▸ Provided material:
## Begin

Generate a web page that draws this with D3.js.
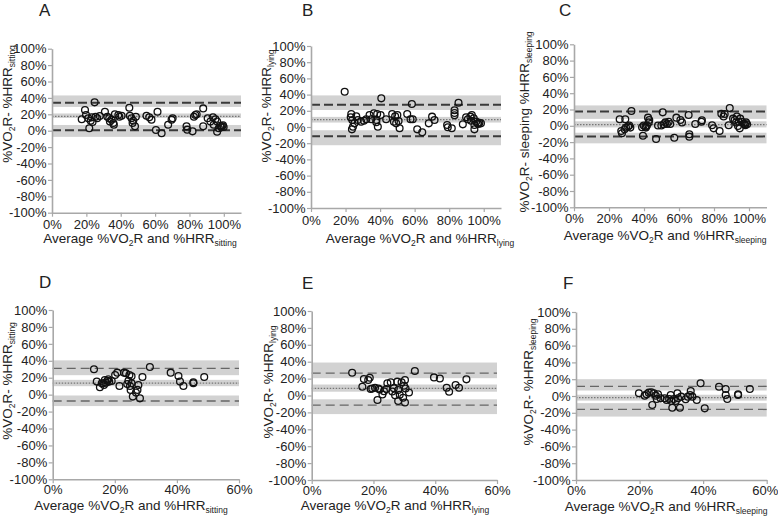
<!DOCTYPE html>
<html><head><meta charset="utf-8">
<script src="https://cdn.jsdelivr.net/npm/d3@7"></script>
<style>
body{margin:0;background:#fff}
svg{display:block}
text{font-family:"Liberation Sans",Arial,Helvetica,sans-serif;fill:#222}
</style>
</head><body>
<svg id="chart" width="778" height="516"></svg>
<script>
// ---------- data ----------
const panelLetters = ["A","B","C","D","E","F"];
const conditions = ["sitting","lying","sleeping","sitting","lying","sleeping"];
const yTickValues = [100,80,60,40,20,0,-20,-40,-60,-80,-100];
const xTickValuesTop = [0,20,40,60,80,100];
const xTickValuesBottom = [0,20,40,60];
const xDomainMax = [110,110,110,60,60,60];

// Bland-Altman lines (%)
const meanDiff   = [17.5, 9, 1.5, 13.5, 8.5, -2];
const upperLoA   = [34, 27.5, 17.5, 31, 26.5, 11.5];
const lowerLoA   = [0.5, -11.5, -13, -7.5, -11.5, -16];
// 95% CI bands (low, high)
const upperCI = [[29,43],[21,39],[8.5,25],[23,40.5],[20.5,39],[6.5,20]];
const meanCI  = [[15.5,21],[5.5,12.5],[-2,5.5],[10,17.5],[4.5,13],[-5.5,1.5]];
const lowerCI = [[-7.5,7],[-22.5,-4],[-21.5,-8.5],[-13.5,-1],[-22,-4.5],[-24.5,-8.5]];

// Panel A points: average, difference
const aAvg  = [17.3,19.2,19.8,21.7,21.1,22.5,23.1,23.6,24.8,25.4,26.3,27.8,30.8,32.2,33.3,33.7,34.7,35.7,36.0,36.6,38.6,39.2,40.5,45.0,45.3,46.3,46.9,47.3,48.3,48.8,55.0,56.6,57.9,61.4,60.5,63.8,67.6,69.6,70.2,78.3,78.7,81.8,82.6,83.4,84.2,88.0,88.0,90.6,92.2,93.7,94.1,95.1,96.1,97.1,96.1,98.0,98.9,99.5,99.9,98.4];
const aDiff = [13.9,25.2,19.1,2.9,15.1,12.2,16.3,10.6,34.6,17.1,15.1,17.9,23.2,17.1,15.1,11.1,13.5,9.3,7.3,20.0,19.1,17.1,18.3,28.0,18.3,15.1,9.3,12.2,5.3,17.1,18.3,16.3,13.5,23.2,0.9,-3.1,7.3,13.5,15.1,5.3,1.3,-0.8,17.1,19.1,20.0,27.2,5.3,15.1,11.1,16.3,7.3,13.9,11.1,2.9,-1.2,6.1,5.3,6.5,4.5,4.1];
// Panel B
const bAvg  = [19.5,23.3,23.0,23.9,24.3,25.2,26.2,23.7,27.1,29.0,30.6,32.0,33.9,34.9,36.4,37.8,37.8,38.3,38.7,40.3,40.7,43.5,47.0,48.0,48.7,49.3,50.7,51.3,50.0,55.7,57.6,58.4,58.9,61.5,64.4,68.2,70.1,71.5,78.8,79.2,81.5,83.1,83.1,83.1,85.4,87.9,89.8,90.8,92.3,92.7,93.1,94.2,94.6,94.6,95.6,96.5,97.5,98.4,96.9];
const bDiff = [43.6,16.0,11.9,8.6,0.4,4.5,13.2,-2.9,8.6,6.6,7.8,9.5,14.8,9.5,16.9,5.8,8.6,16.0,0.4,14.8,35.4,9.5,16.0,6.6,13.2,4.5,7.4,-1.6,14.8,16.0,9.5,28.4,9.5,-2.9,-6.6,4.5,12.8,8.6,2.5,-0.4,-1.6,20.6,17.3,14.4,30.0,3.3,11.9,9.5,12.8,7.8,14.8,10.7,2.5,-2.9,6.6,4.5,5.3,4.5,3.7];
// Panel C
const cAvg  = [26.1,29.3,27.0,27.4,28.9,29.7,30.9,31.6,32.8,32.2,38.9,39.8,39.4,40.8,41.7,42.3,43.0,42.7,41.1,46.9,48.0,49.9,50.7,51.2,52.2,53.1,54.1,55.0,57.3,58.5,60.8,61.7,65.5,65.9,65.9,69.3,72.8,73.1,78.9,79.8,83.2,84.2,85.5,86.1,89.0,88.4,90.9,91.8,92.6,93.1,93.7,94.1,94.7,95.0,96.0,96.9,97.5,98.3,98.9,97.9];
const cDiff = [8.0,8.0,-6.3,-9.2,-4.2,-2.2,-1.0,0.3,18.1,-2.2,-1.8,0.3,-12.2,-1.0,0.3,10.0,7.1,4.2,-2.2,-16.2,0.3,0.3,16.5,1.9,4.2,2.3,5.0,2.3,-14.6,10.0,7.1,4.2,13.2,-10.4,-13.3,2.3,5.0,6.7,0.7,-3.1,-6.3,14.8,11.5,14.4,21.7,0.7,8.8,7.1,4.2,11.5,-0.3,5.0,-3.1,8.8,5.0,2.9,1.9,4.2,1.9,0.7];
// Panel D
const dAvg  = [13.3,14.2,15.2,15.8,16.5,16.8,17.2,17.6,17.9,18.2,19.0,16.3,20.1,20.8,21.5,23.0,23.6,24.4,24.0,24.7,24.9,25.1,25.4,25.8,26.8,27.6,27.3,28.1,25.4,28.9,31.3,38.0,40.5,41.0,42.1,45.3,45.3,48.8];
const dDiff = [30.0,15.4,8.7,13.4,11.4,17.3,14.2,16.5,18.1,15.4,16.1,13.4,23.2,26.0,10.3,26.0,25.2,16.5,12.6,23.2,10.3,5.6,21.6,-2.3,2.4,11.4,5.6,-4.4,13.4,20.8,32.6,26.0,22.0,15.4,10.3,14.6,13.4,20.8];
// Panel E
const eAvg  = [13.1,16.4,16.9,18.3,18.8,19.1,19.6,20.5,21.3,21.6,22.0,22.9,23.4,24.2,24.5,25.6,26.1,26.6,27.0,27.7,28.0,28.0,28.5,29.1,29.6,29.9,30.2,30.2,30.4,31.5,33.4,39.6,41.5,43.7,44.5,46.6,47.7,50.1];
const eDiff = [27.0,10.4,19.5,18.3,21.0,7.7,8.3,9.1,-5.4,8.3,7.1,1.2,5.1,7.7,14.4,15.6,4.7,8.7,0.4,16.4,-6.5,6.5,0.8,15.6,-2.6,11.6,18.3,-8.2,8.3,3.6,29.0,21.4,20.2,9.1,4.5,12.4,9.1,19.1];
// Panel F
const fAvg  = [19.8,21.6,22.2,22.9,23.7,24.0,24.5,25.1,25.4,25.8,26.6,27.9,28.5,29.3,29.8,30.0,30.3,30.8,31.4,31.9,32.1,32.7,33.1,34.5,35.2,35.9,36.1,36.6,38.0,39.2,40.5,45.0,47.1,47.1,47.6,51.0,51.0,54.7];
const fDiff = [3.2,0.4,2.0,4.0,4.4,-10.7,3.2,0.4,-3.6,2.0,-2.8,-2.8,-4.8,-3.6,1.2,-6.0,-13.9,-3.6,-6.0,3.2,-2.8,-13.9,-0.8,-3.9,-0.8,1.2,6.0,-0.8,-4.8,15.1,-14.7,11.1,8.3,1.2,-3.6,2.0,1.2,8.3];

const panelAvg  = [aAvg,bAvg,cAvg,dAvg,eAvg,fAvg];
const panelDiff = [aDiff,bDiff,cDiff,dDiff,eDiff,fDiff];

// ---------- layout ----------
const layout = [
  {l:52,   r:241,   t:48.7, b:212.7, lx:39,  ly:16,  ytx:11.5, yty:104, xtx:140, xty:243, pad:3},
  {l:311,  r:501,   t:46,   b:208,   lx:302, ly:16,  ytx:271,  yty:106, xtx:420, xty:243, pad:3.5},
  {l:574,  r:766.5, t:44.3, b:207.3, lx:559, ly:16,  ytx:529,  yty:122, xtx:665, xty:240, pad:2.5},
  {l:52.7, r:239,   t:310,  b:479.3, lx:39,  ly:288, ytx:11.5, yty:381, xtx:131, xty:509.5, pad:1.5},
  {l:311.7,r:497,   t:311,  b:480,   lx:302, ly:289, ytx:273,  yty:382, xtx:395, xty:510, pad:1.5},
  {l:576,  r:766.7, t:312,  b:480,   lx:563, ly:289, ytx:533,  yty:382, xtx:666, xty:511, pad:1.5}
];

const svg = d3.select("#chart");
const FS = 13, SUB = 8.5, TFS = 13.5;

layout.forEach((L, i) => {
  const g = svg.append("g");
  const x = d3.scaleLinear().domain([0, xDomainMax[i]]).range([L.l, L.r]);
  const y = d3.scaleLinear().domain([-100, 100]).range([L.b, L.t]);
  const topRow = i < 3;

  // bands
  [upperCI[i], meanCI[i], lowerCI[i]].forEach(b => {
    g.append("rect").attr("x", L.l).attr("width", L.r - L.l)
      .attr("y", y(b[1])).attr("height", y(b[0]) - y(b[1]))
      .attr("fill", "#d2d2d2");
  });
  // LoA lines
  [upperLoA[i], lowerLoA[i]].forEach(v => {
    g.append("line").attr("x1", L.l).attr("x2", L.r).attr("y1", y(v)).attr("y2", y(v))
      .attr("stroke", topRow ? "#3a3a3a" : "#666")
      .attr("stroke-width", topRow ? 2 : 1.3)
      .attr("stroke-dasharray", topRow ? "9,4" : "9,5");
  });
  g.append("line").attr("x1", L.l).attr("x2", L.r).attr("y1", y(meanDiff[i])).attr("y2", y(meanDiff[i]))
    .attr("stroke", "#777").attr("stroke-width", 1.3).attr("stroke-dasharray", "1.5,1.5");

  // axes
  const ya = g.append("g").attr("transform", `translate(${L.l},0)`)
    .call(d3.axisLeft(y).tickValues(yTickValues).tickFormat(d => d + "%").tickSize(4).tickSizeOuter(0).tickPadding(1.5));
  const xa = g.append("g").attr("transform", `translate(0,${L.b})`)
    .call(d3.axisBottom(x).tickValues(topRow ? xTickValuesTop : xTickValuesBottom).tickFormat(d => d + "%").tickSize(4).tickSizeOuter(0).tickPadding(L.pad));
  [ya, xa].forEach(a => {
    a.select(".domain").attr("stroke", "#a8a8a8").attr("stroke-width", 1.6);
    a.selectAll(".tick line").attr("stroke", "#a8a8a8").attr("stroke-width", 1.2);
    a.selectAll(".tick text").attr("font-size", FS).attr("fill", "#222")
      .attr("font-family", '"Liberation Sans",Arial,sans-serif');
  });
  if (i === 5) xa.selectAll(".tick text").filter(d => d === 60).attr("dx", -2);

  // points
  g.append("g").selectAll("circle")
    .data(panelAvg[i].map((v, k) => [v, panelDiff[i][k]]))
    .join("circle")
    .attr("cx", d => x(d[0])).attr("cy", d => y(d[1])).attr("r", 3.4)
    .attr("fill", "none").attr("stroke", "#111").attr("stroke-width", 1.3);

  // panel letter
  g.append("text").attr("x", L.lx).attr("y", L.ly).attr("font-size", 17).text(panelLetters[i]);

  // x title
  const xt = g.append("text").attr("x", L.xtx).attr("y", L.xty).attr("font-size", TFS).attr("text-anchor", "middle");
  xt.append("tspan").text("Average %VO");
  xt.append("tspan").attr("font-size", SUB).attr("dy", 3).text("2");
  xt.append("tspan").attr("dy", -3).text("R and %HRR");
  xt.append("tspan").attr("font-size", SUB).attr("dy", 3).text(conditions[i]);

  // y title
  const yt = g.append("text").attr("transform", `translate(${L.ytx},${L.yty}) rotate(-90)`)
    .attr("font-size", TFS).attr("text-anchor", "middle");
  yt.append("tspan").text("%VO");
  yt.append("tspan").attr("font-size", SUB).attr("dy", 3).text("2");
  yt.append("tspan").attr("dy", -3).text(i === 2 ? "R- sleeping %HRR" : "R- %HRR");
  yt.append("tspan").attr("font-size", SUB).attr("dy", 3).text(conditions[i]);
});
</script>
</body></html>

## End

▸ Exercise: Reproduce the material above exactly, first line through the line that contains "const xDomainMax = [110,110,110,60,60,60];", minus the pictures.

▸ Full output:
Generate a web page that draws this with D3.js.
<!DOCTYPE html>
<html><head><meta charset="utf-8">
<script src="https://cdn.jsdelivr.net/npm/d3@7"></script>
<style>
body{margin:0;background:#fff}
svg{display:block}
text{font-family:"Liberation Sans",Arial,Helvetica,sans-serif;fill:#222}
</style>
</head><body>
<svg id="chart" width="778" height="516"></svg>
<script>
// ---------- data ----------
const panelLetters = ["A","B","C","D","E","F"];
const conditions = ["sitting","lying","sleeping","sitting","lying","sleeping"];
const yTickValues = [100,80,60,40,20,0,-20,-40,-60,-80,-100];
const xTickValuesTop = [0,20,40,60,80,100];
const xTickValuesBottom = [0,20,40,60];
const xDomainMax = [110,110,110,60,60,60];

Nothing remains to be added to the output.